Industry figures showed demand surged in May, with purchases of cars and light trucks reaching a 16.7 million annualized pace, the highest since February 2007.

Core sales, the figures that are used to calculate GDP and exclude such things as autos, gasoline stations and building materials, were unchanged last month after a revised 0.2 percent increase in April. The prior month was previously reported as a 0.1 percent drop.

Economists at Macroeconomic Advisers in St. Louis cut their growth forecast for this quarter to 3.7 percent from 3.8 percent after the sales report. Their tracking estimate for the first quarter showed a 2.1 percent rate of contraction, which would be the worst performance since the first three months of 2009, when the economy was still in a recession.

The figures for the first three months of the year have deteriorated since a Census Bureau report yesterday showed spending on health-care services dropped last quarter compared with the gain currently estimated.

Finances Mending

Mending finances may prompt households to sustain purchases into the second half of the year. Property values in 20 U.S. cities increased 12.4 percent in March from the same month in 2013, according to an index from S&P/Case-Shiller on May 27. Stock prices have also climbed, helping those who own financial assets.
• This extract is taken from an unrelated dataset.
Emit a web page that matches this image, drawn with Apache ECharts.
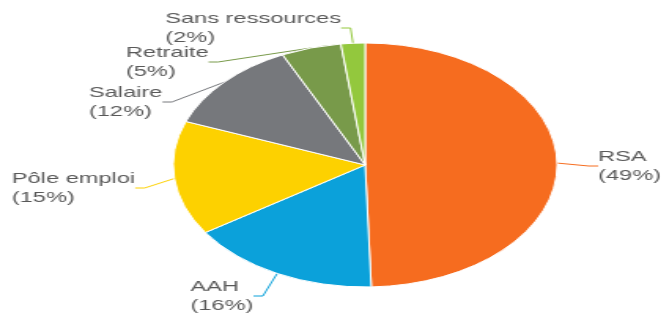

“Homeowners increasingly believe that improvements made to their homes will increase their value, and consumers’ views around personal finances continue to improve,” Robert Niblock, chief executive officer, said in a May 21 Lowe’s Cos. earnings call. “Performance has already improved in May.”

Even so, recent gains have benefited wealthier consumers more than others -- bad news for lower-end retailers.

Worse-off customers have faced tepid earnings gains. Wages posted a 2.1 percent year-over-year increase in May, near the average for the last four years. Consumer prices climbed 2 percent in the 12 months ended in April, which means incomes merely kept up with inflation.

Wal-Mart Stores Inc. is “dealing with the structural changes that are happening in the marketplace,” William S. Simon, Wal-Mart U.S. chief executive officer, said in a June 6 call. “Our income segments remain challenged.”